Open-Plan Living: Common Mistakes and Simple Fixes

If you’re dreaming about renovating, or simply rethinking your home, chances are an open-plan layout has crossed your mind. It’s easy to understand why. Open living, kitchen, and dining areas feel breezy, modern, and social. They let light travel freely, make family life easier, and help smaller homes feel more generous.
But there’s a catch:
- Without walls, decorating becomes a whole new challenge.
- What looks wonderfully simple on a floor plan can quickly feel unbalanced or cluttered once you start arranging furniture and living in the space.
Below you’ll find the most common mistakes people make in open-plan interiors — plus straightforward ways to avoid them so your home feels cohesive and comfortable rather than chaotic.
1. Forgetting to Create Zones
One of the biggest problems in open-plan homes is treating the entire area as one giant room. When everything blends together, the space loses structure and becomes visually overwhelming.
How to approach it instead:
Start by identifying what needs to happen in the space — cooking, lounging, working, eating, relaxing.

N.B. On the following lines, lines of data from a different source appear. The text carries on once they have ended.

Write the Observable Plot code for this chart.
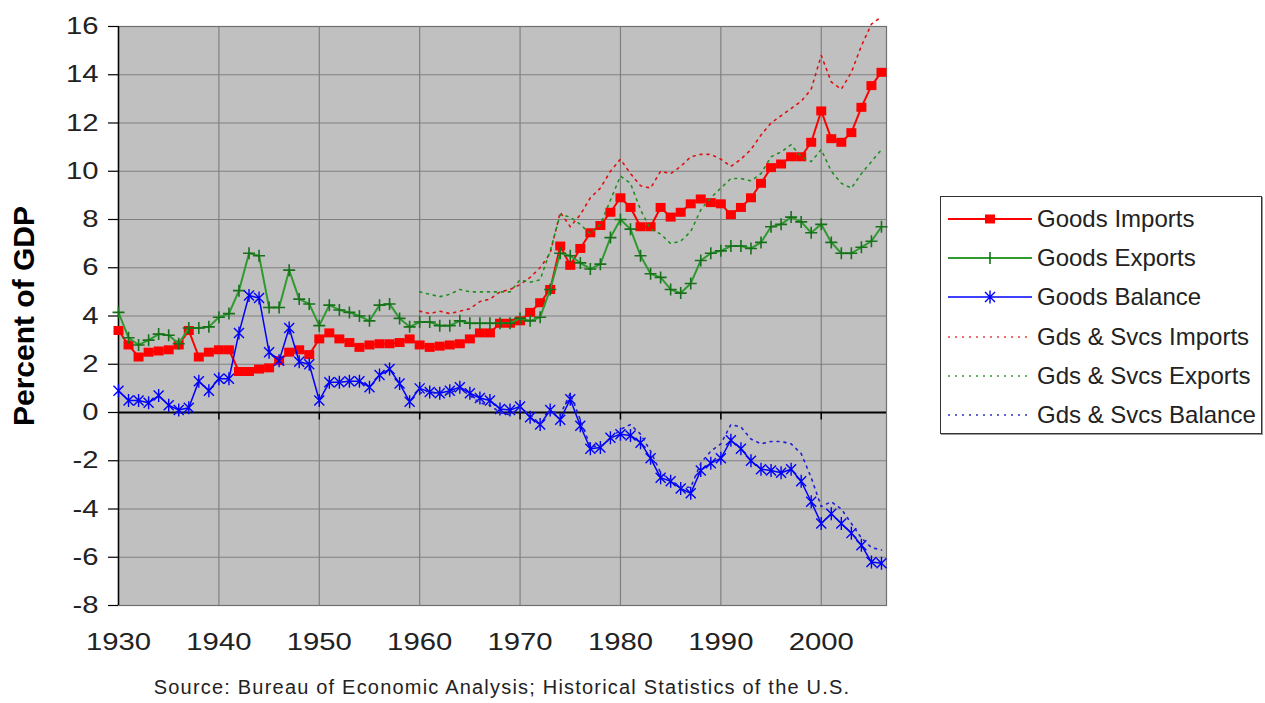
<!DOCTYPE html>
<html><head><meta charset="utf-8">
<script src="https://cdn.jsdelivr.net/npm/d3@7"></script>
<script src="https://cdn.jsdelivr.net/npm/@observablehq/plot@0.6"></script>
<style>
body{margin:0;background:#fff;font-family:"Liberation Sans",Arial,sans-serif;}
#wrap{position:relative;width:1265px;height:703px;overflow:hidden;background:#fff;}
#chart svg{display:block;}
#legend{position:absolute;left:940px;top:196px;width:322px;height:238px;border:1px solid #333;box-sizing:border-box;background:#fff;box-shadow:1px 1px 0 #999;}
.row{position:absolute;left:0;height:30px;display:flex;align-items:center;white-space:nowrap;}
.row svg{margin-left:7px;display:block;}
.row span{font-size:24px;color:#222;margin-left:5px;}
#caption{position:absolute;left:0;width:1004px;top:676px;text-align:center;font-size:20px;letter-spacing:1.2px;color:#222;white-space:nowrap;}
</style></head>
<body><div id="wrap"><div id="chart"></div><div id="legend"></div><div id="caption"></div></div>
<script>
// ---- data (percent of GDP) ----
const years = [1930,1931,1932,1933,1934,1935,1936,1937,1938,1939,
1940,1941,1942,1943,1944,1945,1946,1947,1948,1949,
1950,1951,1952,1953,1954,1955,1956,1957,1958,1959,
1960,1961,1962,1963,1964,1965,1966,1967,1968,1969,
1970,1971,1972,1973,1974,1975,1976,1977,1978,1979,
1980,1981,1982,1983,1984,1985,1986,1987,1988,1989,
1990,1991,1992,1993,1994,1995,1996,1997,1998,1999,
2000,2001,2002,2003,2004,2005,2006];

const goodsImports = [3.4,2.8,2.3,2.5,2.55,2.6,2.8,3.4,2.3,2.5,
2.6,2.6,1.7,1.7,1.8,1.85,2.15,2.5,2.6,2.4,
3.05,3.3,3.05,2.9,2.7,2.8,2.85,2.85,2.9,3.05,
2.8,2.7,2.75,2.8,2.85,3.05,3.3,3.3,3.7,3.7,
3.8,4.15,4.55,5.1,6.9,6.1,6.8,7.45,7.75,8.3,
8.9,8.5,7.7,7.7,8.5,8.1,8.3,8.65,8.85,8.7,
8.65,8.2,8.5,8.9,9.5,10.15,10.3,10.6,10.6,11.2,
12.5,11.35,11.2,11.6,12.65,13.55,14.1];

const goodsExports = [4.15,3.1,2.8,3.0,3.25,3.2,2.85,3.5,3.5,3.55,
3.95,4.1,5.05,6.6,6.5,4.35,4.35,5.9,4.7,4.5,
3.6,4.45,4.25,4.15,4.0,3.8,4.45,4.5,3.9,3.55,
3.75,3.75,3.6,3.6,3.8,3.7,3.7,3.7,3.7,3.7,
3.9,3.8,3.95,5.1,6.6,6.5,6.2,5.95,6.15,7.25,
8.0,7.6,6.5,5.75,5.6,5.1,4.95,5.35,6.3,6.6,
6.7,6.9,6.9,6.8,7.05,7.7,7.8,8.1,7.9,7.45,
7.8,7.05,6.6,6.6,6.85,7.1,7.7];

const goodsBalance = [0.9,0.5,0.5,0.4,0.7,0.3,0.1,0.2,1.3,0.9,
1.4,1.4,3.3,4.85,4.75,2.5,2.15,3.5,2.1,2.0,
0.5,1.25,1.25,1.3,1.3,1.05,1.55,1.8,1.2,0.45,
1.0,0.85,0.8,0.9,1.05,0.8,0.6,0.5,0.15,0.1,
0.25,-0.2,-0.5,0.1,-0.3,0.55,-0.55,-1.5,-1.45,-1.05,
-0.9,-0.95,-1.25,-1.9,-2.7,-2.85,-3.15,-3.35,-2.4,-2.1,
-1.9,-1.15,-1.5,-2.0,-2.35,-2.4,-2.5,-2.35,-2.85,-3.7,
-4.6,-4.2,-4.6,-5.0,-5.5,-6.2,-6.25];

// goods & services series start in 1960
const gsYears = years.slice(30);
const gsImports = [4.2,4.1,4.2,4.1,4.2,4.3,4.6,4.7,5.0,5.1,
5.3,5.6,6.0,6.6,8.3,7.7,8.2,8.9,9.3,10.0,
10.5,9.9,9.4,9.3,10.0,9.9,10.2,10.6,10.7,10.7,
10.5,10.2,10.5,10.9,11.5,12.0,12.3,12.6,12.9,13.4,
14.8,13.7,13.4,14.1,15.2,16.1,16.4];
const gsExports = [5.0,4.9,4.8,4.9,5.1,5.0,5.0,5.0,5.0,5.0,
5.5,5.4,5.5,6.7,8.2,8.1,7.8,7.4,7.8,8.8,
9.8,9.5,8.4,7.6,7.4,7.0,7.1,7.5,8.4,8.9,
9.3,9.7,9.7,9.6,9.9,10.6,10.8,11.1,10.6,10.4,
10.9,10.0,9.5,9.3,9.9,10.4,10.9];
const gsBalance = [0.8,0.9,0.7,0.8,1.0,0.7,0.4,0.3,0.0,-0.1,
0.2,-0.1,-0.5,0.1,-0.1,0.8,-0.3,-1.4,-1.4,-1.1,
-0.7,-0.5,-0.9,-1.6,-2.5,-2.8,-3.1,-3.1,-2.1,-1.6,
-1.3,-0.5,-0.6,-1.1,-1.3,-1.2,-1.2,-1.3,-1.7,-2.7,
-3.9,-3.7,-4.0,-4.6,-5.2,-5.6,-5.7];

const xTicks = [1930,1940,1950,1960,1970,1980,1990,2000];
const yTicks = [-8,-6,-4,-2,0,2,4,6,8,10,12,14,16];
const seriesNames = ["Goods Imports","Goods Exports","Goods Balance","Gds & Svcs Imports","Gds & Svcs Exports","Gds & Svcs Balance"];
const sourceText = "Source: Bureau of Economic Analysis; Historical Statistics of the U.S.";
const yTitle = "Percent of GDP";

// ---- tables ----
const goods = years.map((year, i) => ({year, imports: goodsImports[i], exports: goodsExports[i], balance: goodsBalance[i]}));
const gs = gsYears.map((year, i) => ({year, imports: gsImports[i], exports: gsExports[i], balance: gsBalance[i]}));

// ---- styles ----
const RED = "#ff0000", GREEN = "#2f9a2f", GREEN_M = "#17701a", BLUE = "#0000ff";
const squareSym = {draw(c){ c.rect(-5, -4.5, 10, 9); }};
const plusSym = {draw(c){ c.moveTo(-6,0); c.lineTo(6,0); c.moveTo(0,-6); c.lineTo(0,6); }};
const starSym = {draw(c){ c.moveTo(-5,-5); c.lineTo(5,5); c.moveTo(-5,5); c.lineTo(5,-5); c.moveTo(0,-6.5); c.lineTo(0,6.5); }};
const tickDown = {draw(c){ c.moveTo(0,0); c.lineTo(0,7); }};
const DASH = "2,5";

const chart = Plot.plot({
  width: 1265, height: 703,
  marginLeft: 118, marginRight: 379, marginTop: 26, marginBottom: 98,
  style: {fontFamily: "'Liberation Sans', Arial, sans-serif", background: "transparent", color: "#222", overflow: "visible"},
  x: {domain: [1930, 2006.5], label: null},
  y: {domain: [-8, 16], label: null},
  marks: [
    Plot.frame({fill: "#c0c0c0", stroke: null}),
    Plot.gridY(yTicks, {stroke: "#808080", strokeOpacity: 1, strokeWidth: 1.2}),
    Plot.gridX(xTicks.slice(1), {stroke: "#808080", strokeOpacity: 1, strokeWidth: 1.2}),
    Plot.frame({stroke: "#707070", strokeWidth: 1.2}),
    Plot.ruleY([0], {stroke: "#000", strokeWidth: 2}),
    Plot.ruleX([1930], {stroke: "#000", strokeWidth: 1.5}),
    Plot.dot(xTicks.slice(1), {x: d => d, y: () => 0, symbol: tickDown, stroke: "#000", fill: "none", strokeWidth: 1.5}),
    Plot.axisY(yTicks, {tickSize: 10, tickPadding: 10, fontSize: 24, stroke: "#000", strokeWidth: 1.2, tickFormat: d => String(d)}),
    Plot.axisX(xTicks, {tickSize: 0, tickPadding: 27, fontSize: 24, tickFormat: d => String(d)}),
    Plot.text([yTitle], {frameAnchor: "left", textAnchor: "middle", lineAnchor: "middle", dx: -94, rotate: -90, fontSize: 30, fontWeight: "bold", fill: "#000"}),
    // goods series
    Plot.line(goods, {x: "year", y: "imports", stroke: RED, strokeWidth: 2}),
    Plot.dot(goods, {x: "year", y: "imports", symbol: squareSym, fill: RED, stroke: "none"}),
    Plot.line(goods, {x: "year", y: "exports", stroke: GREEN, strokeWidth: 2}),
    Plot.dot(goods, {x: "year", y: "exports", symbol: plusSym, fill: "none", stroke: GREEN_M, strokeWidth: 1.6}),
    Plot.line(goods, {x: "year", y: "balance", stroke: BLUE, strokeWidth: 1.5}),
    Plot.dot(goods, {x: "year", y: "balance", symbol: starSym, fill: "none", stroke: BLUE, strokeWidth: 1.4}),
    // goods & services series (dotted)
    Plot.line(gs, {x: "year", y: "imports", stroke: "#e01010", strokeWidth: 1.6, strokeDasharray: DASH}),
    Plot.line(gs, {x: "year", y: "exports", stroke: "#1f8f1f", strokeWidth: 1.6, strokeDasharray: DASH}),
    Plot.line(gs, {x: "year", y: "balance", stroke: "#2020d0", strokeWidth: 1.6, strokeDasharray: DASH})
  ]
});
document.getElementById("chart").appendChild(chart);

// widen tick labels horizontally like the original
chart.querySelectorAll('g[aria-label="y-axis tick label"] text, g[aria-label="x-axis tick label"] text').forEach(t => {
  const tr = t.getAttribute("transform") || "";
  t.setAttribute("transform", tr + " scale(1.22,1)");
});

// ---- legend ----
const legendSamples = [
  `<line x1="0" y1="10" x2="84" y2="10" stroke="${RED}" stroke-width="2"/><rect x="37" y="5.5" width="10" height="9" fill="${RED}"/>`,
  `<line x1="0" y1="10" x2="84" y2="10" stroke="${GREEN}" stroke-width="2"/><path d="M42,4V16" stroke="${GREEN_M}" stroke-width="1.6"/>`,
  `<line x1="0" y1="10" x2="84" y2="10" stroke="${BLUE}" stroke-width="1.5"/><path d="M37,5L47,15M37,15L47,5M42,3.5V16.5" stroke="${BLUE}" stroke-width="1.4"/>`,
  `<line x1="0" y1="10" x2="84" y2="10" stroke="#e04040" stroke-width="1.6" stroke-dasharray="${DASH}"/>`,
  `<line x1="0" y1="10" x2="84" y2="10" stroke="#2f9a2f" stroke-width="1.6" stroke-dasharray="${DASH}"/>`,
  `<line x1="0" y1="10" x2="84" y2="10" stroke="#3030c0" stroke-width="1.6" stroke-dasharray="${DASH}"/>`
];
const legend = document.getElementById("legend");
seriesNames.forEach((name, i) => {
  const row = document.createElement("div");
  row.className = "row";
  row.style.top = (7 + i * 39.2) + "px";
  row.innerHTML = `<svg width="84" height="20">${legendSamples[i]}</svg><span>${name}</span>`;
  legend.appendChild(row);
});
document.getElementById("caption").textContent = sourceText;
</script>
</body></html>
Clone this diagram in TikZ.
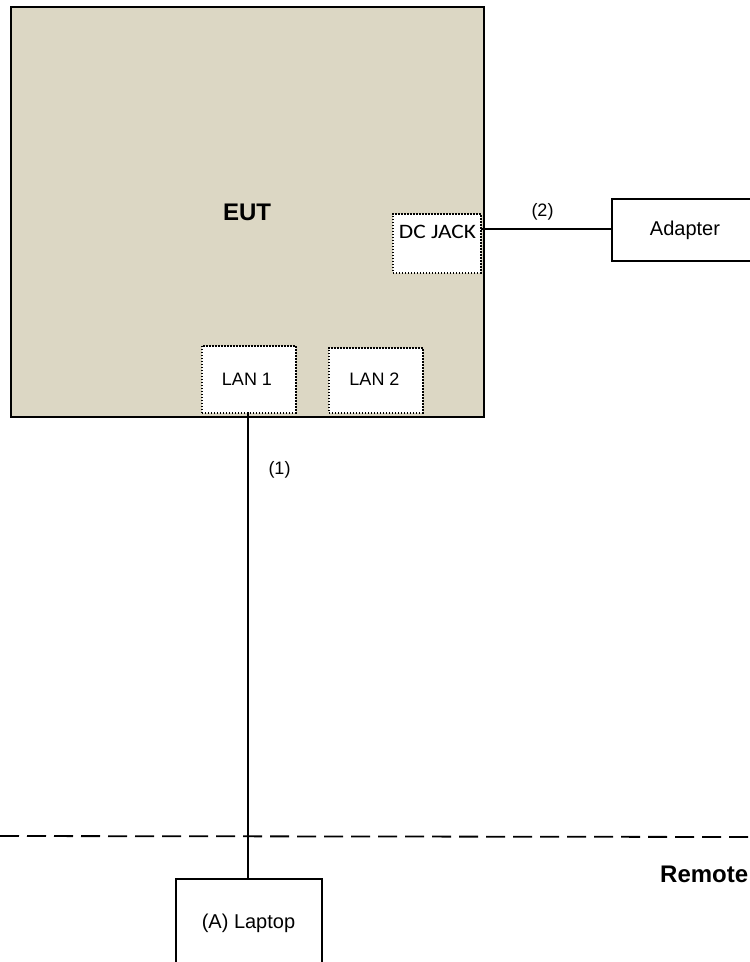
\documentclass[tikz,border=0pt]{standalone}
\usepackage{graphicx}
\usepackage{fontspec}
\setmainfont{Liberation Sans}
\newfontfamily\calibri{Carlito}
\begin{document}
\begin{tikzpicture}[x=1pt,y=-1pt,
  box/.style={draw=black,line width=1.8pt,fill=white,inner sep=0pt},
  port/.style={draw=black,line width=1.5pt,dash pattern=on 1.5pt off 1.5pt,fill=white,inner sep=0pt},
  wire/.style={line width=1.8pt},
  lbl/.style={font=\fontsize{20}{22}\selectfont,anchor=base,inner sep=0pt},
  lblsm/.style={font=\fontsize{18}{20}\selectfont,anchor=base,inner sep=0pt}]
\useasboundingbox (0,0) rectangle (750,962);
\clip (0,0) rectangle (750,962);
\fill[white] (0,0) rectangle (750,962);
\definecolor{eutbg}{HTML}{DCD7C4}
\node[draw=black,line width=1.8pt,fill=eutbg,minimum width=473pt,minimum height=410pt,inner sep=0pt,anchor=north west] (eut) at (10,6) {};
\node[font=\bfseries\fontsize{24}{26}\selectfont,anchor=base,inner sep=0pt] (euttxt) at (247,220) {EUT};
\node[port,minimum width=88pt,minimum height=59pt,anchor=north west] (dc) at (392,213) {};
\node[font=\calibri\fontsize{20.5}{22}\selectfont,anchor=base,inner sep=0pt] (dctxt) at (437.5,238) {\scalebox{1.14}[1]{DC JACK}};
\node[port,minimum width=94pt,minimum height=67pt,anchor=north west] (lan1) at (201,345) {};
\node[lblsm] (lan1txt) at (247,385) {LAN 1};
\node[port,minimum width=94pt,minimum height=65pt,anchor=north west] (lan2) at (328,347) {};
\node[lblsm] (lan2txt) at (374.5,385) {LAN 2};
\node[box,minimum width=150pt,minimum height=62pt,anchor=north west] (adp) at (611,198) {};
\node[lbl] (adptxt) at (685,235) {Adapter};
\node[box,minimum width=146pt,minimum height=100pt,anchor=north west] (lap) at (175,878) {};
\node[lbl] (laptxt) at (248.5,928) {(A) Laptop};
\coordinate (dcR) at (481,229);
\coordinate (adL) at (611,229);
\draw[wire] (dcR) -- (adL);
\node[lblsm] (l2) at (542.5,216) {(2)};
\coordinate (lanB) at (248,412);
\coordinate (lapT) at (248,878);
\draw[wire] (lanB) -- (lapT);
\node[lblsm] (l1) at (279.5,474) {(1)};
\coordinate (dl) at (0,836);
\coordinate (dr) at (750,837);
\draw[line width=1.8pt,dash pattern=on 19pt off 8pt] (dl) -- (dr);
\node[font=\bfseries\fontsize{24}{26}\selectfont,anchor=base west,inner sep=0pt] (rem) at (660,882) {Remote};
\end{tikzpicture}
\end{document}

Then, divide the room with subtle “anchors” such as:
- A rug that outlines the living area
- A sectional sofa that subtly divides spaces
- A feature wall or ceiling detail
- A cluster of plants forming a soft boundary
- A console table or open shelving that separates areas without blocking views
These gentle dividers give each activity a place, helping the room feel intentional rather than scattered.
2. Splitting Up Spaces That Should Stay Connected
Another easy mistake is placing the dining and kitchen areas too far apart. It breaks the natural rhythm between cooking, serving, and socialising.
A simple fix:
Keep related functions close together. Even in a large open-plan layout, distance matters. Good flow makes everyday life smoother.
3. Mixing Flooring Types
Using different flooring in one open area tends to chop up the space visually. The room feels smaller, and the sense of continuity disappears.
Better choice:
- Stick to one flooring material throughout.
- Light tones help the room feel bigger and brighter.
If you want each area to feel distinct, use rugs — not separate floors — to define them.
4. Treating Lighting as an Afterthought
Lighting is one of the most powerful tools in interior design, yet it’s often planned too late. That leads to ceiling lights that don’t land where you need them, or switches that control too much at once.
Think in layers:
- General lighting for overall brightness
- Task lighting for cooking, reading, or working
- Accent lighting (wall sconces, LED strips, lamps) to add warmth and character
- Dimmers are a game-changer. They help you shift from bright daytime energy to a soft, evening glow.
Because open-plan rooms have fewer walls, electrical planning requires more intention. If the sofa is in the middle of the room, for example, you might need power outlets in the floor.
5. Believing the Space Is Bigger Than It Really Is
An empty room always looks enormous, until the furniture arrives. Oversized pieces can quickly overcrowd an open-plan layout.
How to avoid this trap:
- Measure before you buy. Make a simple sketch or tape outlines on the floor.
- Choose furniture that fits the true proportions of the room, not what looks good in a huge showroom.
- Comfortable walkways matter just as much as the furniture itself.
6. Pushing Furniture Against the Walls
Many people instinctively place sofas, cabinets, and tables against the walls to “maximise space.” In an open plan, the effect is the opposite — the room feels cold, flat, and emptier than it should.
Try this instead:
- Float the furniture away from the walls.
- Create clusters that feel inviting:
- Sofa + armchairs + coffee table + rug
- Reading nook with a chair and side table
Leave some empty breathing room around your groupings. That negative space is what makes the room feel open, not the empty floor around the walls.
If you’re choosing a new sofa, a low back can help preserve sight lines and keep the room feeling open.
7. Choosing Furniture That Matches Too Perfectly
When everything is the same height, colour, or style, the room can feel stiff and overly coordinated.
A more natural approach:
- Aim for pieces that share one connecting idea, maybe a colour family or material — but vary shapes, heights, and textures.
Let the room feel collected over time, not purchased in one afternoon.
8. Filling the Space with Oversized Furniture
Large furniture can swallow an open-plan layout and block natural pathways.
Practical solution:
- Before buying anything, map it out.
- Choose pieces that allow comfortable circulation.
- Multifunctional furniture — like ottomans that double as seating — is especially helpful in smaller layouts.
9. Ignoring the TV Question Until the End
Open-plan living often reduces the number of available walls. Suddenly, finding a practical spot for the TV becomes a puzzle.
Plan early:
- Your TV placement will likely influence your sofa arrangement.
- If you love the idea of facing the garden while watching TV, make sure the room can support that setup — otherwise you may need to rethink your layout.